Set problem -> All of the material below is to be restated word for word, apart from the pictures.

** Begin **

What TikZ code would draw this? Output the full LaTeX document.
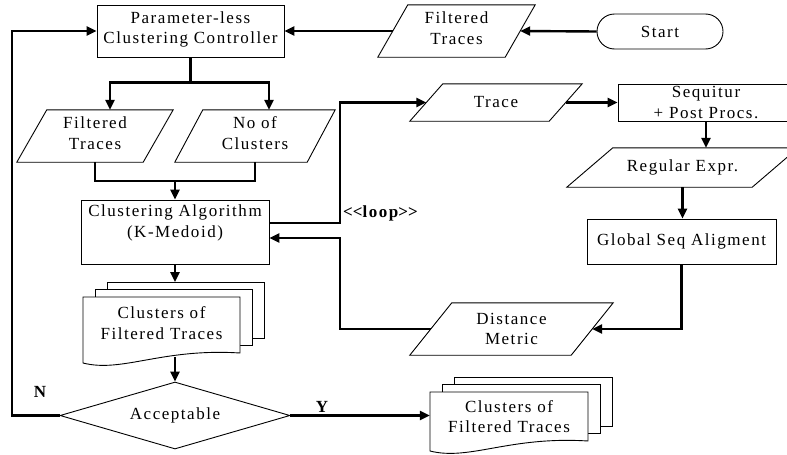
\documentclass[tikz,border=0pt]{standalone}
\usepackage{fontspec}
\setmainfont{Liberation Serif}[LetterSpace=9]
\usetikzlibrary{arrows.meta,shapes.geometric,calc}

\newcommand\diagfont{\fontsize{17}{20.5}\selectfont}

\tikzset{
  outline/.style={draw=black, line width=0.9pt},
  procbox/.style={outline, rectangle, fill=white, inner sep=0pt, align=center},
  iotext/.style={rectangle, inner sep=0pt, align=center},
  link/.style={line width=2.4pt},
  flow/.style={link, -{Triangle[length=10pt,width=9pt]}},
  tag/.style={font=\diagfont\bfseries, inner sep=0pt},
}

% Input/output parallelogram: name, centre, body width, height, slant, text raise, text
\newcommand\IOBox[7]{%
  \node[iotext, minimum width=#3, minimum height=#4] (#1) at (#2) {};
  \node[iotext] (#1-text) at ([yshift=#6]#1.center) {#7};
  \draw[outline] ([xshift=-#5/2]#1.south west) -- ([xshift=#5/2]#1.north west)
    -- ([xshift=#5/2]#1.north east) -- ([xshift=-#5/2]#1.south east) -- cycle;
}

% Stack of documents: name, left, top, width, height, text raise, text
\newcommand\DocStack[7]{%
  \foreach \k in {2,1}{%
    \draw[outline, fill=white] ({#2+12*\k},{#3-7.5*\k}) rectangle ++(#4,#5);
  }
  \draw[outline, fill=white] (#2,#3) -- ++(#4,0) -- ++(0,#5)
    .. controls ({#2+0.5*#4},{#3+#5-5}) and ({#2+0.25*#4},{#3+#5+20}) .. (#2,{#3+#5+10})
    -- cycle;
  \node[iotext, minimum width=#4, minimum height=#5] (#1) at ({#2+#4/2},{#3+#5/2}) {};
  \node[iotext] (#1-text) at ([yshift=#6]#1.center) {#7};
  \coordinate (#1-top) at ({#2+#4/2},{#3-15});
}

\begin{document}
\begin{tikzpicture}[x=1pt, y=-1pt, every node/.append style={font=\diagfont}]
  \fill[white] (0,0) rectangle (787,455);
  \useasboundingbox (0,0) rectangle (787,455);

  % nodes
  \node[procbox, minimum width=187, minimum height=52,
    label={[yshift=1.5, align=center, inner sep=0pt]center:{Parameter-less\\Clustering Controller}}]
    (ctrl) at (190.5,31) {};
  \IOBox{ft0}{456.5,31}{127}{52}{30}{3}{Filtered\\Traces}
  \node[procbox, rounded corners=17.5, minimum width=126, minimum height=35] (start)
    at (660,31.5) {Start};

  \IOBox{ft1}{95,136}{126}{52}{30}{3}{Filtered\\Traces}
  \IOBox{noc}{255,136}{132}{52}{28}{3}{No of\\Clusters}
  \node[procbox, minimum width=188, minimum height=64,
    label={[anchor=north, yshift=-5, align=center, inner sep=0pt]north:{Clustering Algorithm\\(K-Medoid)}}]
    (alg) at (175,232) {};

  \IOBox{trace}{496,102.5}{139}{37}{33}{0}{Trace}
  \node[procbox, minimum width=176, minimum height=37] (seq) at (706,102.5)
    {Sequitur\\+ Post Procs.};
  \IOBox{regex}{682.5,167.5}{185}{39}{46}{0}{Regular Expr.}
  \node[procbox, minimum width=189, minimum height=45] (gsa) at (681.5,241.5)
    {Global Seq Aligment};
  \IOBox{dist}{511.5,329}{161}{52}{42}{0}{Distance\\Metric}

  \DocStack{docA}{83}{297}{157}{56}{2}{Clusters of\\Filtered Traces}
  \node[diamond, outline, fill=white, minimum width=230, minimum height=67,
    inner sep=0pt, aspect=3.4] (dec) at (175,415.5) {Acceptable};
  \DocStack{docB}{430}{392}{158}{49}{0}{Clusters of\\Filtered Traces}

  % helper points for the routed connectors
  \coordinate (split) at ($(ctrl.south)+(0,25)$);
  \coordinate (merge) at (175,181);
  \coordinate (loopcol) at (340,0);
  \coordinate (leftcol) at (12,0);
  \coordinate (ret) at ([yshift=-6]alg.east);

  % connectors
  \draw[flow] (start.west) -- (ft0.east);
  \draw[flow] (ft0.west) -- (ctrl.east);
  \draw[link] (ctrl.south) -- (split);
  \draw[flow] (split) -| ([xshift=15]ft1.north);
  \draw[flow] (split) -| ([xshift=14]noc.north);
  \draw[link] (ft1.south) |- (merge) -| (noc.south);
  \draw[flow] (merge) -- (alg.north);

  \draw[flow] ([yshift=9]alg.east) -| (loopcol |- trace.west) -- (trace.west);
  \node[tag, anchor=west] (looplbl) at (343,213) {\mbox{<}\mbox{<}loop\mbox{>}\mbox{>}};
  \draw[flow] (trace.east) -- (seq.west);
  \draw[flow] (seq.south) -- (seq.south |- regex.north);
  \draw[flow] (regex.south) -- (regex.south |- gsa.north);
  \draw[flow] (gsa.south) |- (dist.east);
  \draw[flow] (dist.west) -| (loopcol |- ret) -- (ret);

  \draw[flow] (alg.south) -- (alg.south |- docA-top);
  \draw[flow] ([yshift=-4]dec.north |- docA.south) -- (dec.north);

  \draw[flow] (dec.west) -| (leftcol |- ctrl.west) -- (ctrl.west);
  \node[tag] (nlbl) at (40,392) {N};
  \draw[flow] (dec.east) -- (dec.east -| docB.west);
  \node[tag] (ylbl) at (322,407) {Y};
\end{tikzpicture}
\end{document}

** End **

Output of the task ->
What TikZ code would draw this? Output the full LaTeX document.
\documentclass[tikz,border=0pt]{standalone}
\usepackage{fontspec}
\setmainfont{Liberation Serif}[LetterSpace=9]
\usetikzlibrary{arrows.meta,shapes.geometric,calc}

\newcommand\diagfont{\fontsize{17}{20.5}\selectfont}

\tikzset{
  outline/.style={draw=black, line width=0.9pt},
  procbox/.style={outline, rectangle, fill=white, inner sep=0pt, align=center},
  iotext/.style={rectangle, inner sep=0pt, align=center},
  link/.style={line width=2.4pt},
  flow/.style={link, -{Triangle[length=10pt,width=9pt]}},
  tag/.style={font=\diagfont\bfseries, inner sep=0pt},
}

% Input/output parallelogram: name, centre, body width, height, slant, text raise, text
\newcommand\IOBox[7]{%
  \node[iotext, minimum width=#3, minimum height=#4] (#1) at (#2) {};
  \node[iotext] (#1-text) at ([yshift=#6]#1.center) {#7};
  \draw[outline] ([xshift=-#5/2]#1.south west) -- ([xshift=#5/2]#1.north west)
    -- ([xshift=#5/2]#1.north east) -- ([xshift=-#5/2]#1.south east) -- cycle;
}

% Stack of documents: name, left, top, width, height, text raise, text
\newcommand\DocStack[7]{%
  \foreach \k in {2,1}{%
    \draw[outline, fill=white] ({#2+12*\k},{#3-7.5*\k}) rectangle ++(#4,#5);
  }
  \draw[outline, fill=white] (#2,#3) -- ++(#4,0) -- ++(0,#5)
    .. controls ({#2+0.5*#4},{#3+#5-5}) and ({#2+0.25*#4},{#3+#5+20}) .. (#2,{#3+#5+10})
    -- cycle;
  \node[iotext, minimum width=#4, minimum height=#5] (#1) at ({#2+#4/2},{#3+#5/2}) {};
  \node[iotext] (#1-text) at ([yshift=#6]#1.center) {#7};
  \coordinate (#1-top) at ({#2+#4/2},{#3-15});
}

\begin{document}
\begin{tikzpicture}[x=1pt, y=-1pt, every node/.append style={font=\diagfont}]
  \fill[white] (0,0) rectangle (787,455);
  \useasboundingbox (0,0) rectangle (787,455);

  % nodes
  \node[procbox, minimum width=187, minimum height=52,
    label={[yshift=1.5, align=center, inner sep=0pt]center:{Parameter-less\\Clustering Controller}}]
    (ctrl) at (190.5,31) {};
  \IOBox{ft0}{456.5,31}{127}{52}{30}{3}{Filtered\\Traces}
  \node[procbox, rounded corners=17.5, minimum width=126, minimum height=35] (start)
    at (660,31.5) {Start};

  \IOBox{ft1}{95,136}{126}{52}{30}{3}{Filtered\\Traces}
  \IOBox{noc}{255,136}{132}{52}{28}{3}{No of\\Clusters}
  \node[procbox, minimum width=188, minimum height=64,
    label={[anchor=north, yshift=-5, align=center, inner sep=0pt]north:{Clustering Algorithm\\(K-Medoid)}}]
    (alg) at (175,232) {};

  \IOBox{trace}{496,102.5}{139}{37}{33}{0}{Trace}
  \node[procbox, minimum width=176, minimum height=37] (seq) at (706,102.5)
    {Sequitur\\+ Post Procs.};
  \IOBox{regex}{682.5,167.5}{185}{39}{46}{0}{Regular Expr.}
  \node[procbox, minimum width=189, minimum height=45] (gsa) at (681.5,241.5)
    {Global Seq Aligment};
  \IOBox{dist}{511.5,329}{161}{52}{42}{0}{Distance\\Metric}

  \DocStack{docA}{83}{297}{157}{56}{2}{Clusters of\\Filtered Traces}
  \node[diamond, outline, fill=white, minimum width=230, minimum height=67,
    inner sep=0pt, aspect=3.4] (dec) at (175,415.5) {Acceptable};
  \DocStack{docB}{430}{392}{158}{49}{0}{Clusters of\\Filtered Traces}

  % helper points for the routed connectors
  \coordinate (split) at ($(ctrl.south)+(0,25)$);
  \coordinate (merge) at (175,181);
  \coordinate (loopcol) at (340,0);
  \coordinate (leftcol) at (12,0);
  \coordinate (ret) at ([yshift=-6]alg.east);

  % connectors
  \draw[flow] (start.west) -- (ft0.east);
  \draw[flow] (ft0.west) -- (ctrl.east);
  \draw[link] (ctrl.south) -- (split);
  \draw[flow] (split) -| ([xshift=15]ft1.north);
  \draw[flow] (split) -| ([xshift=14]noc.north);
  \draw[link] (ft1.south) |- (merge) -| (noc.south);
  \draw[flow] (merge) -- (alg.north);

  \draw[flow] ([yshift=9]alg.east) -| (loopcol |- trace.west) -- (trace.west);
  \node[tag, anchor=west] (looplbl) at (343,213) {\mbox{<}\mbox{<}loop\mbox{>}\mbox{>}};
  \draw[flow] (trace.east) -- (seq.west);
  \draw[flow] (seq.south) -- (seq.south |- regex.north);
  \draw[flow] (regex.south) -- (regex.south |- gsa.north);
  \draw[flow] (gsa.south) |- (dist.east);
  \draw[flow] (dist.west) -| (loopcol |- ret) -- (ret);

  \draw[flow] (alg.south) -- (alg.south |- docA-top);
  \draw[flow] ([yshift=-4]dec.north |- docA.south) -- (dec.north);

  \draw[flow] (dec.west) -| (leftcol |- ctrl.west) -- (ctrl.west);
  \node[tag] (nlbl) at (40,392) {N};
  \draw[flow] (dec.east) -- (dec.east -| docB.west);
  \node[tag] (ylbl) at (322,407) {Y};
\end{tikzpicture}
\end{document}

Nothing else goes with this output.